Last year, I wrote a little about two pterosaurs observed together on a country road in the state of Washington:
Two Modern Pterosaurs in State of Washington
I was riding my bike home from a friends house around 5 pm . . . I heard a strange noise . . . looked to my left, and on a wood plank fence were two of the biggest bird like creatures I could ever imagine! . . . the first thing I noticed was their heads . . . could they be dinosaurs? . . . They were Huge!
Now a new reported sighting in Washington has caught my attention.
More Pterosaurs in Washington State
It silently swoops down at you with giant bat wings. . . . We keep our chickens and goats, small dogs and cats safely housed at night, however two of our cats who sneaked out one night onto the roof disappeared without a trace of fur, blood or any evidence of what exactly happened.
I would like to add more, from the original report.
Tacoma, Washington, Pterodactyls or Pterosaurs
We live in the pacific northwest (near Tacoma, WA) on many acres of mostly tree covered land with a creek. We have seen and heard a strange nocturnal, batlike creature. This thing is huge, light grey, skin with no fur, feathers or scales . . .
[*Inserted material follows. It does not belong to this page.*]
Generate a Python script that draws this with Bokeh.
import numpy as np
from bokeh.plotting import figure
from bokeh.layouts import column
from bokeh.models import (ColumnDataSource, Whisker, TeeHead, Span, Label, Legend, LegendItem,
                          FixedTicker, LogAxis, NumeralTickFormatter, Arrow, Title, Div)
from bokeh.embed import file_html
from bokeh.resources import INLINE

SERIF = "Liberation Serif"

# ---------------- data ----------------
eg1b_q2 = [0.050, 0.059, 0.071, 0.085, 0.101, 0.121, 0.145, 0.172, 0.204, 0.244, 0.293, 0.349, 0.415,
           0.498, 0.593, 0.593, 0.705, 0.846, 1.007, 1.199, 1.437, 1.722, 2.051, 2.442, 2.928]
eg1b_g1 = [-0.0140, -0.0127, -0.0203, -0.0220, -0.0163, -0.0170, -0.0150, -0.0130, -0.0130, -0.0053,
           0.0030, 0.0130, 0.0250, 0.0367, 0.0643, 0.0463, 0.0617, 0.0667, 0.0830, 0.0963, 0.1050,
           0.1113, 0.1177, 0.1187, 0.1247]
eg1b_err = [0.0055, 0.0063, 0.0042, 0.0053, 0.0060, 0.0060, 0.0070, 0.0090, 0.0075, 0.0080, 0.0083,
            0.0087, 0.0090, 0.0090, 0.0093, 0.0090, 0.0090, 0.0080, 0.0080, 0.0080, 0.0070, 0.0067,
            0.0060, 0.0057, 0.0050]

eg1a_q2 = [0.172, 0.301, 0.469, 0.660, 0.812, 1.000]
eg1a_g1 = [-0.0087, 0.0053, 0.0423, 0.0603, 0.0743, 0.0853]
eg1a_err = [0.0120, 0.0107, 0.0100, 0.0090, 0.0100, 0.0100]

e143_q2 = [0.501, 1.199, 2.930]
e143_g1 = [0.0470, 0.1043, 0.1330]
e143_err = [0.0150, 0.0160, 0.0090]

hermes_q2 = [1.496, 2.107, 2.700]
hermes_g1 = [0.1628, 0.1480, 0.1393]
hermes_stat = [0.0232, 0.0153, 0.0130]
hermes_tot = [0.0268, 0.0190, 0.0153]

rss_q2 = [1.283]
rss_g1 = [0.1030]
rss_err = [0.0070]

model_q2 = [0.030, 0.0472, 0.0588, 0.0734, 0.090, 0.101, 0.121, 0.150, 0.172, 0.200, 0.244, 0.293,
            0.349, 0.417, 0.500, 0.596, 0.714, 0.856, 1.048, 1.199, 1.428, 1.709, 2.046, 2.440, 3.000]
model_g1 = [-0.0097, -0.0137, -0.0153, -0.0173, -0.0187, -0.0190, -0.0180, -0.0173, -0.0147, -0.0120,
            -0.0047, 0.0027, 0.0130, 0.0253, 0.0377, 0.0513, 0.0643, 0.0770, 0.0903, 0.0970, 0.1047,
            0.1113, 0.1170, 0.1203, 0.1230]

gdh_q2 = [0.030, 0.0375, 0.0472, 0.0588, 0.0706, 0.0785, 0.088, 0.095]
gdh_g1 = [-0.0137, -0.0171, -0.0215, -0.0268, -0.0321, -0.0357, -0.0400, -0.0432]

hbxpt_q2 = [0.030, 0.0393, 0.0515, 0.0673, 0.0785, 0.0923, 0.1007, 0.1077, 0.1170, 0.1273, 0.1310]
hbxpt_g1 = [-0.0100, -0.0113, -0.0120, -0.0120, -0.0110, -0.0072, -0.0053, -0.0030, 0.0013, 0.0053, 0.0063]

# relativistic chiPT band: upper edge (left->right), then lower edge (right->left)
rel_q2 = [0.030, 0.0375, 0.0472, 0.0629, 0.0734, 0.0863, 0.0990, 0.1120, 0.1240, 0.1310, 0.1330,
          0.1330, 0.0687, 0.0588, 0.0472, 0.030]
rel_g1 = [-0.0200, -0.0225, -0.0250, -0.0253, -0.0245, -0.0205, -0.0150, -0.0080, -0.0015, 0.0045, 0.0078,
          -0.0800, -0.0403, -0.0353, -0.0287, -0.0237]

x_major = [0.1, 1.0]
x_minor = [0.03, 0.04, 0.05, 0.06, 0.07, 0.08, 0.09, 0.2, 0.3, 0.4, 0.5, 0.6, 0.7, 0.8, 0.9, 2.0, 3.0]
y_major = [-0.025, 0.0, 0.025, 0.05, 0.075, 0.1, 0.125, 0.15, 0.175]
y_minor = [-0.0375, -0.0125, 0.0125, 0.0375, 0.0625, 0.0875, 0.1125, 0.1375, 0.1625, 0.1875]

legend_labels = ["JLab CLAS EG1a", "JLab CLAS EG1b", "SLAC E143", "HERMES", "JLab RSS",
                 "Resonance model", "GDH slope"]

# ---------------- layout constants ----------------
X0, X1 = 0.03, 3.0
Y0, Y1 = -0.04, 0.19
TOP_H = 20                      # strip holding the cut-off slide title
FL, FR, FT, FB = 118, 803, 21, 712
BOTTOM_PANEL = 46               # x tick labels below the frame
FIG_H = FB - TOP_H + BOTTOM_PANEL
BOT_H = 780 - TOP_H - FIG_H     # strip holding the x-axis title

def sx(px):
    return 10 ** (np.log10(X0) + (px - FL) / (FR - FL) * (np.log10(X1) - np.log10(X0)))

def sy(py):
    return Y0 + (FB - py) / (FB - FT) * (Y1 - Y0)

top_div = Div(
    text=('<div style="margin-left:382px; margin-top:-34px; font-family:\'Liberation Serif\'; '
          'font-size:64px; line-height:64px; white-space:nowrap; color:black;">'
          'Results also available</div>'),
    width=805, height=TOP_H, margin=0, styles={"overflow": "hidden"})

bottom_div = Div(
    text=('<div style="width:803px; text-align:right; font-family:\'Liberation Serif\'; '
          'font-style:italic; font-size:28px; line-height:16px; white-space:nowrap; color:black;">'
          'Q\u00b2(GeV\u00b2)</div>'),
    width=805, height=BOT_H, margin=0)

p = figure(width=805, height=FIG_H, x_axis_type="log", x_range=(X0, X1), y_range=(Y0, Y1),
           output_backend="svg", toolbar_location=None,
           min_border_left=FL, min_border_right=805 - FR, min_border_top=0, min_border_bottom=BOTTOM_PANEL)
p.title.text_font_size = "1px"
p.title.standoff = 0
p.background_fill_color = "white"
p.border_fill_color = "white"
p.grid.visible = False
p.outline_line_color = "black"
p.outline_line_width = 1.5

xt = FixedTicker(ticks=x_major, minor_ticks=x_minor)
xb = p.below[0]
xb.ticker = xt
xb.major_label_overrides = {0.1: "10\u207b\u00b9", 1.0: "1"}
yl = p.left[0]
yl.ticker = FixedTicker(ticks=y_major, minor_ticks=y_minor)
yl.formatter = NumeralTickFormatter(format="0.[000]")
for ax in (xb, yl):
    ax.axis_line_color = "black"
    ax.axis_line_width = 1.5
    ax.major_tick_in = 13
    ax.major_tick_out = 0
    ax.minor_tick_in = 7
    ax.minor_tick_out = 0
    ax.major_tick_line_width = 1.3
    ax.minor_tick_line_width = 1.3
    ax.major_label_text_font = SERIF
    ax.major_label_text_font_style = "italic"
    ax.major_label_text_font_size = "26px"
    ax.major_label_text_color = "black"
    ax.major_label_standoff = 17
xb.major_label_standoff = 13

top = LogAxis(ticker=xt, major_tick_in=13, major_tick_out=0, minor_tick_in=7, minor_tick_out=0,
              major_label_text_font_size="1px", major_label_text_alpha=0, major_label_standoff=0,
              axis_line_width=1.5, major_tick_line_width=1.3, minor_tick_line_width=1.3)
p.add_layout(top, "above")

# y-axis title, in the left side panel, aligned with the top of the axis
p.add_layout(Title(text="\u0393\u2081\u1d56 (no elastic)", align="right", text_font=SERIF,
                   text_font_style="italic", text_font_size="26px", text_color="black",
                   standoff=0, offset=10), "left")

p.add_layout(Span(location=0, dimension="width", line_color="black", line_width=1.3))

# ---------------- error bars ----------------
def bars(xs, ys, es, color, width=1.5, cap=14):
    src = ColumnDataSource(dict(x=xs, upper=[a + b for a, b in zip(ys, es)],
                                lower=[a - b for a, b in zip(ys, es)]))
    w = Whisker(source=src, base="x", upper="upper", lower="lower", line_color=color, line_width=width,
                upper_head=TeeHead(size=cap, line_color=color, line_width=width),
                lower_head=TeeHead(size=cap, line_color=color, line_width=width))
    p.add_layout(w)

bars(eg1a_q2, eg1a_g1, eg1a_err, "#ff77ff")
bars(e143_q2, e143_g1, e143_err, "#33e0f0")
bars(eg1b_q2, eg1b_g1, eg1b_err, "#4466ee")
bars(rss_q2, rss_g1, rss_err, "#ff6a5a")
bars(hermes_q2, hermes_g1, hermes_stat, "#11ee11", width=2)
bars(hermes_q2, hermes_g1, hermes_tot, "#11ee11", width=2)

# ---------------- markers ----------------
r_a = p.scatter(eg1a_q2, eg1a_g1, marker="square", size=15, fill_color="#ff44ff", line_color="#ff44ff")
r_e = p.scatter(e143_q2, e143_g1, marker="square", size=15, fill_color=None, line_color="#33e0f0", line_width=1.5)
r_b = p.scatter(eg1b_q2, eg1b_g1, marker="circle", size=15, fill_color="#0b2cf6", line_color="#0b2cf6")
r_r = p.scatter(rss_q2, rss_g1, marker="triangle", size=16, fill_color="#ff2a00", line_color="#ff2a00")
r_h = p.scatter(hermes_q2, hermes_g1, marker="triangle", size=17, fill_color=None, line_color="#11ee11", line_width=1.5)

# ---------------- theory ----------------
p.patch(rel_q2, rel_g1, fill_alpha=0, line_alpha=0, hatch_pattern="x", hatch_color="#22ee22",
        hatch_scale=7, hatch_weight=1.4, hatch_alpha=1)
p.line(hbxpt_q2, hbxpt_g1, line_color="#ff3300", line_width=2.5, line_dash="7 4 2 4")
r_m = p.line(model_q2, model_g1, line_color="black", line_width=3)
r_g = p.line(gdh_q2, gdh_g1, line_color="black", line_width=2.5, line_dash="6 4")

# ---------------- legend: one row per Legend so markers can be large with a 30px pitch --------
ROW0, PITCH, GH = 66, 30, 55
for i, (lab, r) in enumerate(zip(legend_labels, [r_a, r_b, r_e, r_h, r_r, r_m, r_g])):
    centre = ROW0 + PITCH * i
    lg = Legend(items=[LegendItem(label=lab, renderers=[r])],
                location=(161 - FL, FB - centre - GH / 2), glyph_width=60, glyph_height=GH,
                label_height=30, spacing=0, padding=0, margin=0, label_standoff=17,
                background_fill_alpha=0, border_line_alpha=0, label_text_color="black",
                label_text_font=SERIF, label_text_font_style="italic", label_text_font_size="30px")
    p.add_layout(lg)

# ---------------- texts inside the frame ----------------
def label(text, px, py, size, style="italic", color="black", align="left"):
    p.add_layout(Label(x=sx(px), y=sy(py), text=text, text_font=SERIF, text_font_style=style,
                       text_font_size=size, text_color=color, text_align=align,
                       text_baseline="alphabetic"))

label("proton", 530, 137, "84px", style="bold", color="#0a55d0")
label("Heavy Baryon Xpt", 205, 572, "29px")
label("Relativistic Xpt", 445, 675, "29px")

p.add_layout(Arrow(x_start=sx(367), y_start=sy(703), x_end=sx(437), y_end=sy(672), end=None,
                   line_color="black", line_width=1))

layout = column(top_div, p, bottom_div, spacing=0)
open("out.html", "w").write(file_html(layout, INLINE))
It makes a sound like a jungle monkey or bird, thus we refer to it as the monkey bird . . . There were two of them together and they seemed fearless of me when they swooped down at me more than once and returned way up to the top of the highest trees. I couldn’t get a look at the faces or eyes, mainly the huge grey bat wings approximately 4′ span are what I could see. They seem to show up every summer always after dusk anytime through the night.
What catches my attention here are the combination of nocturnal behavior and bat-like association. I know that an observer’s use of the words “after dusk” and “bat-like” do not mean that what was observed must have been pterosaurs. But the combination of un-bat-like size and strange vocalizations suggests something strange.
Some eyewitnesses describe large nocturnal flying creatures that are much larger than any known bats for the areas in question in the United States, and long Rhamphorhynchoid tails on featherless flying creatures make a convincing case for modern pterosaurs. It is within that context that I suspect that the “jungle monkey bird” sighting may be a related species.
Contrary to the proclamations of some critics, the rarity of reports of eyewitnesses is from the ridicule that many of them face after telling people what they saw; it is not generally from insanity or dishonesty. In developed countries, the extinction of all species of dinosaurs and pterosaurs has been dogmatically taught to us from early childhood. This indoctrination, in the United States, makes it difficult for eyewitnesses to talk.